A few other examples visualize big data using ways such as:
- Detailed graphs showing metro area density moving outward from a pinpoint location like city hall.
- An interactive scale slider showing the population change by decade.
Types of Data Visualization
There are many types of data visualization techniques. However, some may help portray different data statistics better than others. It is important to research which strategy will best showcase your findings before making a final decision.
Planar (2D) Graphs
2D planar graphs are graphs that can be drawn onto a plane and are done without any outer edges crossing. These graphs are particularly useful for visualizing geospatial data. The graphs that fall under the planar 2D category are:
- Contour/isopleth/isarithmic maps
- Dasymetric maps
- Dot distribution maps
- Proportional symbol maps
- Self-organizing maps
3D Volumetric Visualization
3D volumetric visualization is a method that allows one to observe and manipulate 3D volumetric data. This includes:
These data visualization techniques would work well for conveying data on a large-scale, show possible realistic outcomes, and get a closer look without having to travel far.
Temporal structures help convey data collected on time, change and motion. Structures that fall under the temporal category include:
- Alluvial diagrams
- Arc diagrams
- Connected scatter plots
- Gantt charts
- Polar area/rose/circumplex charts
- Sankey diagrams
- Stream graphs
- Time series
Multidimensional graphs work best for conveying numbers and can be used as a visual representation for proportions and comparisons. These include:
- Area charts
- Bar graphs and charts
- Box and whisker plots
- Line charts
- Pie charts
- Scatter plots
- Step charts
- Tag clouds
Tree graphs may be used to display a hierarchical climb or other information that contains no cycles—most commonly to display family history. Graphs that fall under this category include:
When referring to a network in data science, researchers are referring to a set of objects that are connected together. This can include:
Essential Skills for Data Visualization
Data visualization can be accomplished by anyone, but it can be done accurately and more effectively if it is created by someone with the following skills:
Data engineers may often rely on different data visualization methods to help convey their findings. However, to become a data engineer, they must be knowledgeable about the different programming and coding languages. Programming languages allow data engineers to mine and query data, and in some cases use big data SQL engines. Some of the popular languages are:
There are multiple data visualization software solutions available, including:
- Datawrapper: Datawrapper enables users to make charts, maps and tables that are readable on all devices. A four-step process is used that is easy to follow, user-friendly and doesn’t require design skills.

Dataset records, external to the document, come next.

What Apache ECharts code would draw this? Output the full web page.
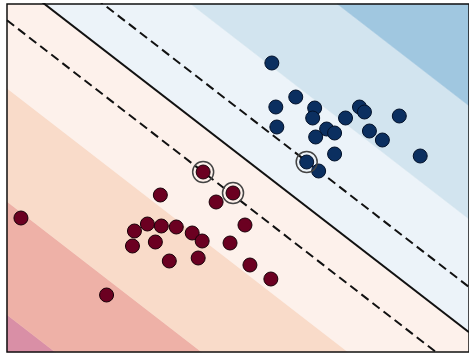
<!DOCTYPE html>
<html><head><meta charset="utf-8">
<script src="https://cdn.jsdelivr.net/npm/echarts@6/dist/echarts.min.js"></script>
<style>html,body{margin:0;padding:0;background:#fff}#c{width:469px;height:356px}</style>
</head><body><div id="c"></div>
<script>
// Class 0 (red) samples
const classRed = [[197,180],[227,159],[210,150],[154,157],[14,134],[141,128],[155,126],[170,125],[128,121],[186,119],[196,111],[149,110],[126,106],[224,109],[239,127],[163,91],[192,94],[244,87],[265,73],[100,57]];
// Class 1 (blue) samples
const classBlue = [[266,289],[290,255],[270,245],[309,244],[307,234],[271,225],[321,223],[329,219],[310,215],[340,234],[354,245],[359,240],[394,236],[364,221],[377,212],[329,198],[415,196],[301,190],[313,181]];
// Support vectors
const supportVectors = [[197,180],[227,159],[301,190]];
// Linear decision function f = w0*x + w1*y + b
const weights = [0.016998, 0.022075];
const intercept = -8.3223;
const contourLevels = [-10, -7.5, -5, -2.5, 0, 2.5, 5, 7.5];
const bandColors = ['#d98fa6', '#eeb1a7', '#f9dbc9', '#fdf1eb', '#ecf3f9', '#d2e4ef', '#a0c7e0'];
const marginLevels = [-1, 0, 1];
const marginStyles = ['dashed', 'solid', 'dashed'];
const xRange = [0, 464];
const yRange = [0, 348];

function f(x, y) { return weights[0] * x + weights[1] * y + intercept; }
function clipPoly(poly, sign, level) {
  const out = [];
  for (let i = 0; i < poly.length; i++) {
    const a = poly[i], b = poly[(i + 1) % poly.length];
    const da = sign * (f(a[0], a[1]) - level), db = sign * (f(b[0], b[1]) - level);
    if (da >= 0) out.push(a);
    if ((da >= 0) !== (db >= 0)) {
      const t = da / (da - db);
      out.push([a[0] + t * (b[0] - a[0]), a[1] + t * (b[1] - a[1])]);
    }
  }
  return out;
}

const chart = echarts.init(document.getElementById('c'), null, {renderer: 'canvas'});
const series = [];
series.push({
  type: 'custom', coordinateSystem: 'cartesian2d', z: 1, silent: true,
  data: bandColors.map((c, i) => [i, 0]),
  renderItem(params, api) {
    const i = api.value(0);
    let poly = [[xRange[0], yRange[0]], [xRange[1], yRange[0]], [xRange[1], yRange[1]], [xRange[0], yRange[1]]];
    poly = clipPoly(poly, 1, contourLevels[i]);
    poly = clipPoly(poly, -1, contourLevels[i + 1]);
    if (poly.length < 3) return;
    return {type: 'polygon', shape: {points: poly.map(p => api.coord(p))}, style: {fill: bandColors[i], stroke: bandColors[i], lineWidth: 0.5}};
  }
});
marginLevels.forEach((L, k) => {
  series.push({
    type: 'line', z: 3, silent: true, symbol: 'none', clip: true,
    data: xRange.map(x => [x, (L - intercept - weights[0] * x) / weights[1]]),
    lineStyle: {color: '#111', width: 2, type: marginStyles[k] === 'dashed' ? [9, 5] : 'solid'}
  });
});
series.push({
  type: 'scatter', z: 5, data: classRed, symbolSize: 14,
  itemStyle: {color: '#6b0021', borderColor: '#1a0008', borderWidth: 1, opacity: 1}
});
series.push({
  type: 'scatter', z: 5, data: classBlue, symbolSize: 14,
  itemStyle: {color: '#0b2f60', borderColor: '#02112a', borderWidth: 1, opacity: 1}
});
series.push({
  type: 'scatter', z: 6, data: supportVectors, symbolSize: 21,
  itemStyle: {color: 'rgba(0,0,0,0)', borderColor: '#444', borderWidth: 1.5, opacity: 1}
});

chart.setOption({
  animation: false,
  backgroundColor: '#fff',
  grid: {left: 7, right: -2, top: 4, bottom: 4, show: true, borderColor: '#111', borderWidth: 1.5, backgroundColor: 'transparent', z: 10},
  xAxis: {type: 'value', min: xRange[0], max: xRange[1], show: false, splitLine: {show: false}},
  yAxis: {type: 'value', min: yRange[0], max: yRange[1], show: false, splitLine: {show: false}},
  series
});
</script>
</body></html>
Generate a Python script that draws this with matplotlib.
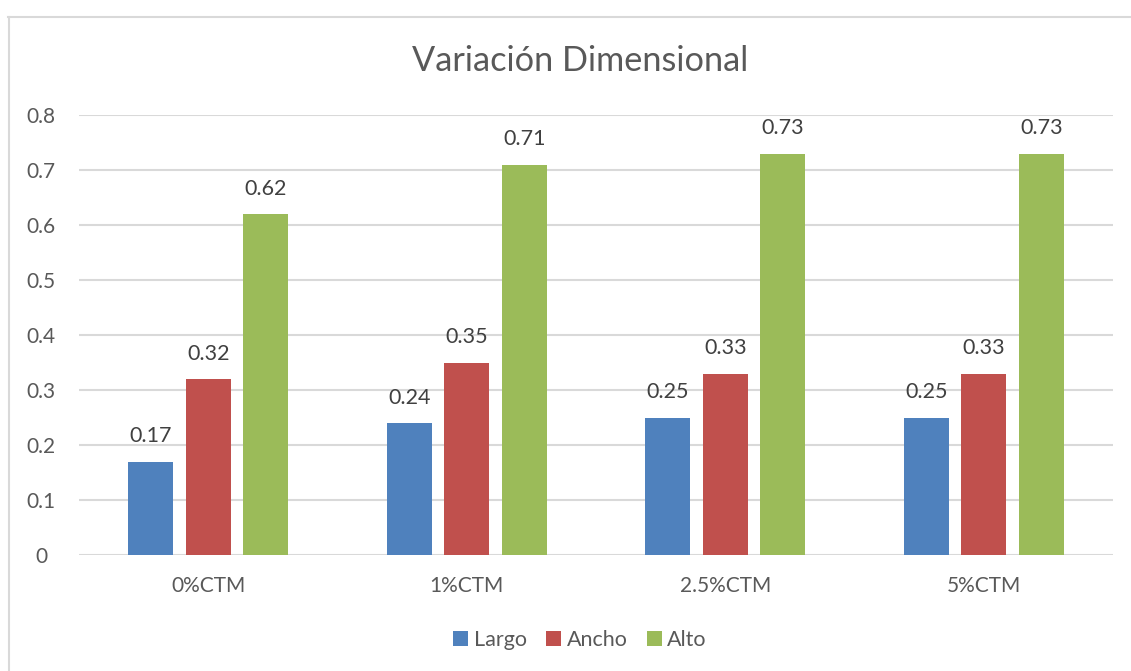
import matplotlib
matplotlib.use("Agg")
import matplotlib.pyplot as plt
from matplotlib.lines import Line2D
from matplotlib.patches import Patch
import numpy as np

categories = ["0%CTM", "1%CTM", "2.5%CTM", "5%CTM"]
largo = [0.17, 0.24, 0.25, 0.25]
ancho = [0.32, 0.35, 0.33, 0.33]
alto = [0.62, 0.71, 0.73, 0.73]
series_names = ["Largo", "Ancho", "Alto"]
y_ticks = [0, 0.1, 0.2, 0.3, 0.4, 0.5, 0.6, 0.7, 0.8]
y_tick_labels = ["0", "0.1", "0.2", "0.3", "0.4", "0.5", "0.6", "0.7", "0.8"]

colors = ["#4f81bd", "#c0504d", "#9bbb59"]
text_color = "#595959"
grid_color = "#d9d9d9"

plt.rcParams["font.family"] = ["Lato", "DejaVu Sans"]

W, H = 1131, 671
fig = plt.figure(figsize=(W / 100, H / 100), dpi=100)
fig.patch.set_facecolor("white")

# chart frame (left and top edges visible)
fig.add_artist(Line2D([8.5 / W, 8.5 / W], [0, 1 - 16.5 / H], color=grid_color, lw=1.5,
                      transform=fig.transFigure))
fig.add_artist(Line2D([8 / W, 1], [1 - 16.5 / H, 1 - 16.5 / H], color=grid_color, lw=1.5,
                      transform=fig.transFigure))

left, right = 79 / W, 1113 / W
bottom, top = 1 - 555 / H, 1 - 115 / H
ax = fig.add_axes([left, bottom, right - left, top - bottom])

x = np.arange(len(categories))
bar_w = 0.174
step = 0.2225
for i, (vals, name) in enumerate(zip([largo, ancho, alto], series_names)):
    pos = x + (i - 1) * step
    ax.bar(pos, vals, width=bar_w, color=colors[i], label=name, zorder=3)
    for xp, v in zip(pos, vals):
        ax.annotate(f"{v:.2f}", (xp, v), xytext=(0, 11), textcoords="offset points",
                    ha="center", va="bottom", fontsize=15.5, color="#404040")

ax.set_xlim(-0.5, len(categories) - 0.5)
ax.set_ylim(0, 0.8)
ax.set_yticks(y_ticks)
ax.set_yticklabels(y_tick_labels)
ax.set_xticks(x)
ax.set_xticklabels(categories)
ax.tick_params(axis="both", length=0, labelsize=15, labelcolor=text_color)
ax.tick_params(axis="x", pad=15)
ax.tick_params(axis="y", pad=27.4)
for lbl in ax.get_yticklabels():
    lbl.set_horizontalalignment("center")
for s in ax.spines.values():
    s.set_visible(False)
ax.grid(axis="y", color=grid_color, lw=1.5, zorder=0)
ax.set_axisbelow(True)

fig.text(580 / W, 1 - 61 / H, "Variación Dimensional", ha="center", va="center",
         fontsize=24.7, color=text_color)

handles = [Patch(facecolor=c, edgecolor="none") for c in colors]
fig.legend(handles, series_names, loc="center", bbox_to_anchor=(580 / W, 1 - 640 / H),
           ncol=3, frameon=False, fontsize=15.5, labelcolor=text_color,
           handlelength=0.7, handleheight=0.7, handletextpad=0.25, columnspacing=0.9)

fig.savefig("out.png", dpi=100, facecolor="white")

- FusionCharts: FusionCharts was created to help developers communicate and understand data more efficiently. Products include plot charts, data-driven maps, time-series visualizations and the ability to export full reports into PDFs.
- Highcharts: Highcharts is a charting tool created in Norway by somebody who wanted a tool to update his website’s homepage on the snow depth near his family’s cabin. Products include charts, maps and Gantt charts.
Data Science Skills
Although certain skills may not be required, having a broad understanding of data science can help to create effective and accurate data visualization. However, this is not to say users shouldn’t have any skills. Some useful skills for data scientists who want to create data visualizations include:
- Cloud computing
- Database management
- Data wrangling
- Deep learning
- Machine learning
- Microsoft Excel
- Multivariate calculus and linear algebra
- Probability and statistics
- Programming, packages and software
- Understanding of the Structured Query Language (SQL)
Public Speaking and Presentation
Having a skill set in public speaking and presenting, even if it’s minor, can help researchers feel confident when presenting their data. Seven powerful public speaking tips include:
- Taking a deep breath and waiting a few moments before beginning your presentation.
- Show up to give, rather than to take.
- Make eye contact with audience members one by one.
- Speak slowly.
- Ignore the naysayers.
- Turn your nervousness into excitement.
- Say thank you when you’re done.
With the development of technology also came the development of machinery. Having the ability to correctly use machines can help data scientists make more impactful data visualizations. For example, machine learning can improve data visualization by:
- Creating visualizations with dynamic real-time analytics.
- Running through millions of data points in seconds, often finding more profound insights from larger datasets.
- Giving search engines the ability to predict what the user will ask, making better, more informed queries.
- Allowing users to shape data sets into a more defined narrative, giving them a better context for the information they are viewing.
- Creating more precise and predictive data models.
Data visualizations help convey a large amount of data in a way that can’t be done otherwise. Data scientists should consider acquiring the skill sets that can be used to help them successfully and accurately use data visualization.